--- INFORMATION PROVIDED ---
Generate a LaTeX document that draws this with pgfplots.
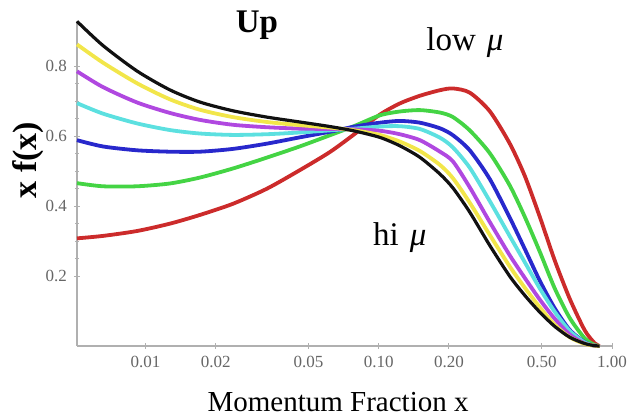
\documentclass[border=0pt]{standalone}
\usepackage{fontspec}
\setmainfont{Liberation Serif}
\usepackage{pgfplots}
\pgfplotsset{compat=1.18}
\definecolor{cred}{HTML}{CC2B2B}
\definecolor{cgreen}{HTML}{44D444}
\definecolor{cblue}{HTML}{2828CC}
\definecolor{ccyan}{HTML}{5CE0E0}
\definecolor{cmag}{HTML}{B048E0}
\definecolor{cyel}{HTML}{F2E64A}
\definecolor{cblack}{HTML}{111111}
\definecolor{axgray}{HTML}{B0B0B0}

\begin{document}
\begin{tikzpicture}
  \begin{axis}[
    scale only axis,
    width=267.5pt, height=162.5pt,
    xmode=log,
    xmin=0.00508, xmax=1.0,
    ymin=0, ymax=0.93,
    axis x line=bottom, axis y line=left,
    axis line style={-, axgray, line width=0.6pt},
    tick style={axgray, line width=0.5pt},
    major tick length=3pt, minor tick length=1.8pt,
    xtick={0.01,0.02,0.05,0.1,0.2,0.5,1},
    xticklabels={0.01,0.02,0.05,0.10,0.20,0.50,1.00},
    ytick={0.2,0.4,0.6,0.8},
    yticklabels={0.2,0.4,0.6,0.8},
    minor y tick num=3,
    tick label style={font=\fontsize{8.5}{10}\selectfont, text=black!60},
    xlabel={Momentum Fraction x},
    ylabel={\textbf{x f(x)}},
    xlabel style={font=\fontsize{14.5}{16}\selectfont, at={(axis description cs:0.488,-0.172)}, anchor=center},
    ylabel style={font=\fontsize{17}{19}\selectfont, at={(axis description cs:-0.0916,0.572)}, anchor=center},
    every axis plot/.append style={line width=1.9pt, smooth, tension=0.45},
    clip=false,
  ]
    % low mu (red) ... hi mu (black)
    \addplot[cred] coordinates {
      (0.00508,0.308)(0.00656,0.315)(0.00918,0.329)(0.0127,0.350)(0.0171,0.375)
      (0.0237,0.407)(0.0331,0.450)(0.0458,0.503)(0.0617,0.555)(0.0789,0.607)
      (0.101,0.662)(0.123,0.694)(0.150,0.716)(0.183,0.732)(0.208,0.737)
      (0.2455,0.725)(0.299,0.672)(0.364,0.580)(0.4225,0.487)(0.490,0.370)
      (0.568,0.245)(0.659,0.135)(0.764,0.045)(0.843,0.008)(0.885,0.0)};
    \addplot[cgreen] coordinates {
      (0.00508,0.466)(0.00656,0.457)(0.00918,0.457)(0.0127,0.465)(0.0171,0.482)
      (0.0237,0.508)(0.0331,0.539)(0.0458,0.571)(0.0617,0.603)(0.0789,0.630)
      (0.101,0.660)(0.123,0.671)(0.150,0.675)(0.183,0.668)(0.208,0.655)
      (0.2455,0.617)(0.299,0.552)(0.364,0.460)(0.4225,0.370)(0.490,0.270)
      (0.568,0.165)(0.659,0.080)(0.764,0.022)(0.843,0.003)(0.885,0.0)};
    \addplot[cblue] coordinates {
      (0.00508,0.589)(0.00656,0.571)(0.00918,0.560)(0.0127,0.556)(0.0171,0.556)
      (0.0237,0.564)(0.0331,0.579)(0.0458,0.597)(0.0617,0.613)(0.0789,0.628)
      (0.101,0.639)(0.123,0.644)(0.150,0.639)(0.183,0.623)(0.208,0.603)
      (0.2455,0.560)(0.299,0.478)(0.364,0.368)(0.4225,0.278)(0.490,0.187)
      (0.568,0.108)(0.659,0.046)(0.764,0.011)(0.843,0.001)(0.885,0.0)};
    \addplot[ccyan] coordinates {
      (0.00508,0.695)(0.00656,0.665)(0.00918,0.637)(0.0127,0.618)(0.0171,0.608)
      (0.0237,0.604)(0.0331,0.606)(0.0458,0.611)(0.0617,0.617)(0.0789,0.622)
      (0.101,0.628)(0.123,0.629)(0.150,0.621)(0.183,0.596)(0.208,0.568)
      (0.2455,0.510)(0.299,0.415)(0.364,0.315)(0.4225,0.240)(0.490,0.165)
      (0.568,0.098)(0.659,0.043)(0.764,0.010)(0.843,0.001)(0.885,0.0)};
    \addplot[cmag] coordinates {
      (0.00508,0.786)(0.00656,0.741)(0.00918,0.697)(0.0127,0.667)(0.0171,0.647)
      (0.0237,0.633)(0.0331,0.626)(0.0458,0.622)(0.0617,0.621)(0.0789,0.620)
      (0.101,0.616)(0.123,0.606)(0.150,0.589)(0.183,0.556)(0.208,0.528)
      (0.2455,0.454)(0.299,0.355)(0.364,0.260)(0.4225,0.195)(0.490,0.133)
      (0.568,0.078)(0.659,0.033)(0.764,0.007)(0.843,0.001)(0.885,0.0)};
    \addplot[cyel] coordinates {
      (0.00508,0.863)(0.00656,0.811)(0.00918,0.752)(0.0127,0.706)(0.0171,0.676)
      (0.0237,0.655)(0.0331,0.641)(0.0458,0.632)(0.0617,0.625)(0.0789,0.617)
      (0.101,0.604)(0.123,0.585)(0.150,0.558)(0.183,0.518)(0.208,0.480)
      (0.2455,0.410)(0.299,0.318)(0.364,0.228)(0.4225,0.167)(0.490,0.111)
      (0.568,0.061)(0.659,0.025)(0.764,0.006)(0.843,0.001)(0.885,0.0)};
    \addplot[cblack, line width=1.6pt] coordinates {
      (0.00508,0.929)(0.00656,0.860)(0.00918,0.787)(0.0127,0.733)(0.0171,0.698)
      (0.0237,0.673)(0.0331,0.655)(0.0458,0.641)(0.0617,0.628)(0.0789,0.615)
      (0.101,0.597)(0.123,0.573)(0.150,0.540)(0.183,0.492)(0.208,0.452)
      (0.2455,0.383)(0.299,0.288)(0.364,0.200)(0.4225,0.145)(0.490,0.097)
      (0.568,0.056)(0.659,0.025)(0.764,0.007)(0.843,0.001)(0.885,0.0)};
    \node[font=\fontsize{16.5}{18}\selectfont\bfseries] at (axis cs:0.030,0.917) {Up};
    \node[font=\fontsize{16.5}{18}\selectfont] at (axis cs:0.234,0.869) {low\,\,\textit{μ}};
    \node[font=\fontsize{16.5}{18}\selectfont] at (axis cs:0.123,0.311) {hi\,\,\textit{μ}};
  \end{axis}
  \pgfresetboundingbox
  \path[use as bounding box] (-38.5pt,-35pt) rectangle (275pt,173pt);
\end{tikzpicture}
\end{document}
---
EXERCISE TASK.
Copy the material exactly. Do not include the pictures.

COMPLETE OUTPUT.
Generate a LaTeX document that draws this with pgfplots.
\documentclass[border=0pt]{standalone}
\usepackage{fontspec}
\setmainfont{Liberation Serif}
\usepackage{pgfplots}
\pgfplotsset{compat=1.18}
\definecolor{cred}{HTML}{CC2B2B}
\definecolor{cgreen}{HTML}{44D444}
\definecolor{cblue}{HTML}{2828CC}
\definecolor{ccyan}{HTML}{5CE0E0}
\definecolor{cmag}{HTML}{B048E0}
\definecolor{cyel}{HTML}{F2E64A}
\definecolor{cblack}{HTML}{111111}
\definecolor{axgray}{HTML}{B0B0B0}

\begin{document}
\begin{tikzpicture}
  \begin{axis}[
    scale only axis,
    width=267.5pt, height=162.5pt,
    xmode=log,
    xmin=0.00508, xmax=1.0,
    ymin=0, ymax=0.93,
    axis x line=bottom, axis y line=left,
    axis line style={-, axgray, line width=0.6pt},
    tick style={axgray, line width=0.5pt},
    major tick length=3pt, minor tick length=1.8pt,
    xtick={0.01,0.02,0.05,0.1,0.2,0.5,1},
    xticklabels={0.01,0.02,0.05,0.10,0.20,0.50,1.00},
    ytick={0.2,0.4,0.6,0.8},
    yticklabels={0.2,0.4,0.6,0.8},
    minor y tick num=3,
    tick label style={font=\fontsize{8.5}{10}\selectfont, text=black!60},
    xlabel={Momentum Fraction x},
    ylabel={\textbf{x f(x)}},
    xlabel style={font=\fontsize{14.5}{16}\selectfont, at={(axis description cs:0.488,-0.172)}, anchor=center},
    ylabel style={font=\fontsize{17}{19}\selectfont, at={(axis description cs:-0.0916,0.572)}, anchor=center},
    every axis plot/.append style={line width=1.9pt, smooth, tension=0.45},
    clip=false,
  ]
    % low mu (red) ... hi mu (black)
    \addplot[cred] coordinates {
      (0.00508,0.308)(0.00656,0.315)(0.00918,0.329)(0.0127,0.350)(0.0171,0.375)
      (0.0237,0.407)(0.0331,0.450)(0.0458,0.503)(0.0617,0.555)(0.0789,0.607)
      (0.101,0.662)(0.123,0.694)(0.150,0.716)(0.183,0.732)(0.208,0.737)
      (0.2455,0.725)(0.299,0.672)(0.364,0.580)(0.4225,0.487)(0.490,0.370)
      (0.568,0.245)(0.659,0.135)(0.764,0.045)(0.843,0.008)(0.885,0.0)};
    \addplot[cgreen] coordinates {
      (0.00508,0.466)(0.00656,0.457)(0.00918,0.457)(0.0127,0.465)(0.0171,0.482)
      (0.0237,0.508)(0.0331,0.539)(0.0458,0.571)(0.0617,0.603)(0.0789,0.630)
      (0.101,0.660)(0.123,0.671)(0.150,0.675)(0.183,0.668)(0.208,0.655)
      (0.2455,0.617)(0.299,0.552)(0.364,0.460)(0.4225,0.370)(0.490,0.270)
      (0.568,0.165)(0.659,0.080)(0.764,0.022)(0.843,0.003)(0.885,0.0)};
    \addplot[cblue] coordinates {
      (0.00508,0.589)(0.00656,0.571)(0.00918,0.560)(0.0127,0.556)(0.0171,0.556)
      (0.0237,0.564)(0.0331,0.579)(0.0458,0.597)(0.0617,0.613)(0.0789,0.628)
      (0.101,0.639)(0.123,0.644)(0.150,0.639)(0.183,0.623)(0.208,0.603)
      (0.2455,0.560)(0.299,0.478)(0.364,0.368)(0.4225,0.278)(0.490,0.187)
      (0.568,0.108)(0.659,0.046)(0.764,0.011)(0.843,0.001)(0.885,0.0)};
    \addplot[ccyan] coordinates {
      (0.00508,0.695)(0.00656,0.665)(0.00918,0.637)(0.0127,0.618)(0.0171,0.608)
      (0.0237,0.604)(0.0331,0.606)(0.0458,0.611)(0.0617,0.617)(0.0789,0.622)
      (0.101,0.628)(0.123,0.629)(0.150,0.621)(0.183,0.596)(0.208,0.568)
      (0.2455,0.510)(0.299,0.415)(0.364,0.315)(0.4225,0.240)(0.490,0.165)
      (0.568,0.098)(0.659,0.043)(0.764,0.010)(0.843,0.001)(0.885,0.0)};
    \addplot[cmag] coordinates {
      (0.00508,0.786)(0.00656,0.741)(0.00918,0.697)(0.0127,0.667)(0.0171,0.647)
      (0.0237,0.633)(0.0331,0.626)(0.0458,0.622)(0.0617,0.621)(0.0789,0.620)
      (0.101,0.616)(0.123,0.606)(0.150,0.589)(0.183,0.556)(0.208,0.528)
      (0.2455,0.454)(0.299,0.355)(0.364,0.260)(0.4225,0.195)(0.490,0.133)
      (0.568,0.078)(0.659,0.033)(0.764,0.007)(0.843,0.001)(0.885,0.0)};
    \addplot[cyel] coordinates {
      (0.00508,0.863)(0.00656,0.811)(0.00918,0.752)(0.0127,0.706)(0.0171,0.676)
      (0.0237,0.655)(0.0331,0.641)(0.0458,0.632)(0.0617,0.625)(0.0789,0.617)
      (0.101,0.604)(0.123,0.585)(0.150,0.558)(0.183,0.518)(0.208,0.480)
      (0.2455,0.410)(0.299,0.318)(0.364,0.228)(0.4225,0.167)(0.490,0.111)
      (0.568,0.061)(0.659,0.025)(0.764,0.006)(0.843,0.001)(0.885,0.0)};
    \addplot[cblack, line width=1.6pt] coordinates {
      (0.00508,0.929)(0.00656,0.860)(0.00918,0.787)(0.0127,0.733)(0.0171,0.698)
      (0.0237,0.673)(0.0331,0.655)(0.0458,0.641)(0.0617,0.628)(0.0789,0.615)
      (0.101,0.597)(0.123,0.573)(0.150,0.540)(0.183,0.492)(0.208,0.452)
      (0.2455,0.383)(0.299,0.288)(0.364,0.200)(0.4225,0.145)(0.490,0.097)
      (0.568,0.056)(0.659,0.025)(0.764,0.007)(0.843,0.001)(0.885,0.0)};
    \node[font=\fontsize{16.5}{18}\selectfont\bfseries] at (axis cs:0.030,0.917) {Up};
    \node[font=\fontsize{16.5}{18}\selectfont] at (axis cs:0.234,0.869) {low\,\,\textit{μ}};
    \node[font=\fontsize{16.5}{18}\selectfont] at (axis cs:0.123,0.311) {hi\,\,\textit{μ}};
  \end{axis}
  \pgfresetboundingbox
  \path[use as bounding box] (-38.5pt,-35pt) rectangle (275pt,173pt);
\end{tikzpicture}
\end{document}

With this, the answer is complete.